Add to that Neill guiding world rated boxers like bantamweight Alan Rudkin and Edinburgh featherweight Vernon Sollas and you can understand why he has been elected to Scottish boxing’s pantheon of immortal ring heroes.

Neill will become the second ex-Sparta boxer to attain Hall of Fame status after world lightweight champion Ken Buchanan was inducted two years ago.

Current Sparta official George Forsyth acclaimed Neill’s induction saying: "Bobby Neill’s achievements as a Sparta boxer have never been forgotten.

"He was the first Sparta bred boxer to win the British Boxing Writers Best Young Boxer of the Year Award [in 1957] and showed he hadn’t forgotten our part in his rise by coming up from London in October 1995 to be Guest of Honour at our 50th anniversary dinner. Bobby Neill personifies the fighting spirit and boxing skills that we at the present Sparta Club try to teach all our young boxers."

In 1951, aged 18 and while returning from a Sparta training session, Neill was run down by a motorcycle and suffered a career threatening shattered hip.

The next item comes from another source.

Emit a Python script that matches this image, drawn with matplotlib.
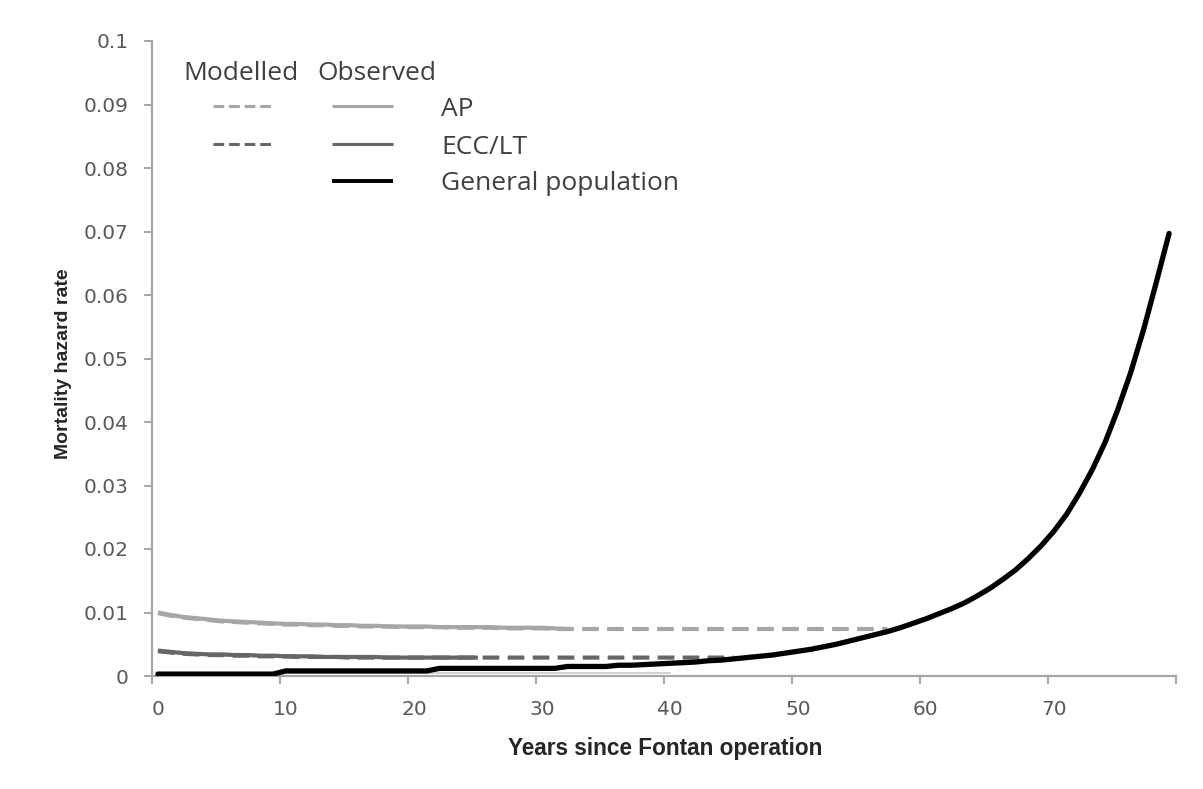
import matplotlib
matplotlib.use("Agg")
import matplotlib.pyplot as plt
from matplotlib.lines import Line2D

# ---------------- data ----------------
years = list(range(80))  # categories 0..79

general_population = (
    [0.0003] * 10 + [0.0008] * 12 + [0.0012] * 10 + [0.0015] * 4 +
    [0.0017, 0.0017, 0.0018, 0.0019,
     0.0020, 0.0021, 0.0022, 0.0024, 0.0025, 0.0027, 0.0029, 0.0031, 0.0033, 0.0036,
     0.0039, 0.0042, 0.0046, 0.0050, 0.0055, 0.0060, 0.0065, 0.0070, 0.0076, 0.0083,
     0.0090, 0.0098, 0.0106, 0.0115, 0.0126, 0.0138, 0.0152, 0.0167, 0.0185, 0.0205,
     0.0228, 0.0255, 0.0288, 0.0325, 0.0368, 0.0420, 0.0478, 0.0545, 0.0620, 0.0697]
)

gp_faint = [0.0004] * 41  # faint grey trace under the black line (years 0..40)

ap_observed = [0.0100, 0.0096, 0.0093, 0.0091, 0.0089, 0.0087, 0.0086, 0.0085, 0.0084,
               0.0083, 0.0082, 0.0082, 0.0081, 0.0081, 0.0080, 0.0080, 0.0079, 0.0079,
               0.0078, 0.0078, 0.0078, 0.0078, 0.0077, 0.0077, 0.0077, 0.0077, 0.0077,
               0.0076, 0.0076, 0.0076, 0.0076, 0.0075, 0.0074]

ap_modelled = ([0.0099, 0.0095, 0.0092, 0.0090, 0.0088, 0.0086, 0.0085, 0.0084, 0.0083,
                0.0082, 0.0081, 0.0081, 0.0080, 0.0080, 0.0079, 0.0079, 0.0078, 0.0078,
                0.0078, 0.0077, 0.0077, 0.0077, 0.0077, 0.0076, 0.0076, 0.0076, 0.0076,
                0.0075, 0.0075, 0.0075, 0.0075, 0.0074, 0.0074] + [0.0074] * 25)

ecc_observed = [0.0040, 0.0038, 0.0036, 0.0035, 0.0034, 0.0034, 0.0033, 0.0033, 0.0032,
                0.0032, 0.0031, 0.0031, 0.0031, 0.0030, 0.0030, 0.0030, 0.0030, 0.0030,
                0.0029, 0.0029, 0.0029, 0.0029, 0.0029, 0.0029, 0.0029, 0.0029]

ecc_modelled = ([0.0039, 0.0037, 0.0035, 0.0034, 0.0033, 0.0033, 0.0032, 0.0032, 0.0031,
                 0.0031, 0.0031, 0.0030, 0.0030, 0.0030, 0.0030, 0.0029, 0.0029, 0.0029]
                + [0.0029] * 28)

y_ticks = [0, 0.01, 0.02, 0.03, 0.04, 0.05, 0.06, 0.07, 0.08, 0.09, 0.1]
y_ticklabels = ["0", "0.01", "0.02", "0.03", "0.04", "0.05", "0.06", "0.07", "0.08", "0.09", "0.1"]
x_ticklabels = ["0", "10", "20", "30", "40", "50", "60", "70"]

# ---------------- styling ----------------
C_AP = "#a6a6a6"
C_ECC = "#666666"
C_GP = "#000000"
C_AXIS = "#a6a6a6"
C_TICK = "#595959"
C_TEXT = "#404040"
TICK_FONT = ["DejaVu Sans"]
FONT = ["Open Sans", "DejaVu Sans"]
TITLE_FONT = ["Liberation Sans", "DejaVu Sans"]

W, H = 1203, 789
fig = plt.figure(figsize=(W / 100, H / 100), dpi=100)
fig.patch.set_facecolor("white")
ax = fig.add_axes([151.5 / W, 1 - 676 / H, 1024 / W, 635 / H])

def xpos(seq, start=0):
    return [years[start + i] + 0.5 for i in range(len(seq))]

lw = 3.0
dash = (4, 2)
ax.plot(xpos(gp_faint), gp_faint, color="#c8c8c8", lw=1.2, zorder=1)
ax.plot(xpos(ap_observed), ap_observed, color=C_AP, lw=lw, solid_capstyle="butt", zorder=2)
ax.plot(xpos(ap_modelled), ap_modelled, color=C_AP, lw=lw, dashes=dash, zorder=3)
ax.plot(xpos(ecc_observed), ecc_observed, color=C_ECC, lw=lw, solid_capstyle="butt", zorder=2)
ax.plot(xpos(ecc_modelled), ecc_modelled, color=C_ECC, lw=lw, dashes=dash, zorder=3)
ax.plot(xpos(general_population), general_population, color=C_GP, lw=3.8,
        solid_capstyle="round", solid_joinstyle="round", zorder=5)

ax.set_xlim(0, 80)
ax.set_ylim(0, 0.1)
for s in ("top", "right"):
    ax.spines[s].set_visible(False)
for s in ("left", "bottom"):
    ax.spines[s].set_color(C_AXIS)
    ax.spines[s].set_linewidth(1.6)

ax.set_yticks(y_ticks)
ax.set_yticklabels(y_ticklabels, fontsize=14.5, color=C_TICK, family=TICK_FONT)
ax.tick_params(axis="y", direction="out", length=5.5, width=1.4, color=C_AXIS, pad=11)

ax.set_xticks(range(0, 81, 10))
ax.set_xticklabels([])
ax.set_xticks([v + 0.5 for v in range(0, 71, 10)], minor=True)
ax.set_xticklabels(x_ticklabels, minor=True, fontsize=14.5, color=C_TICK, family=TICK_FONT)
ax.tick_params(axis="x", which="major", direction="out", length=5.5, width=1.4, color=C_AXIS)
ax.tick_params(axis="x", which="minor", length=0, pad=17)

fig.text(665 / W, 1 - 748 / H, "Years since Fontan operation", ha="center", va="center",
         fontsize=16.3, fontweight="bold", color="#262626", family=TITLE_FONT)
fig.text(63 / W, 1 - 364 / H, "Mortality hazard rate", ha="center", va="center",
         rotation=90, fontsize=14, fontweight="bold", color="#262626", family=TITLE_FONT)

# ---------------- legend (manual) ----------------
def fx(px):
    return px / W

def fy(py):
    return 1 - py / H

LEG_FS = 19
fig.text(fx(183), fy(73), "Modelled", ha="left", va="center", fontsize=LEG_FS, color=C_TEXT, family=FONT)
fig.text(fx(317), fy(73), "Observed", ha="left", va="center", fontsize=LEG_FS, color=C_TEXT, family=FONT)
legend_rows = [
    ("AP", C_AP, True, 106, 2.2),
    ("ECC/LT", C_ECC, True, 144, 2.2),
    ("General population", C_GP, False, 181, 2.8),
]
for label, col, has_model, py, w in legend_rows:
    if has_model:
        fig.add_artist(Line2D([fx(213), fx(274)], [fy(py), fy(py)], transform=fig.transFigure,
                              color=col, lw=w, dashes=(3.5, 1.6)))
    fig.add_artist(Line2D([fx(332), fx(393)], [fy(py), fy(py)], transform=fig.transFigure,
                          color=col, lw=w, solid_capstyle="butt"))
    fig.text(fx(441), fy(py + 3), label, ha="left", va="center", fontsize=LEG_FS,
             color=C_TEXT, family=FONT)

fig.savefig("out.png", dpi=100, facecolor="white")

But Neill battled back to star for Scotland’s international squad 18 months later.

In 1957, having won that Best Young Boxer of the Year Award he was seriously injured in a car crash at a roundabout in Newbridge.

Told that he would never box again by surgeons who had shortened one of his legs, he stormed back to win the British featherweight title and Lonsdale Belt by dropping Cambuslang’s Charlie Hill to the canvas ten times en route to stopping Hill in round nine in April 1959.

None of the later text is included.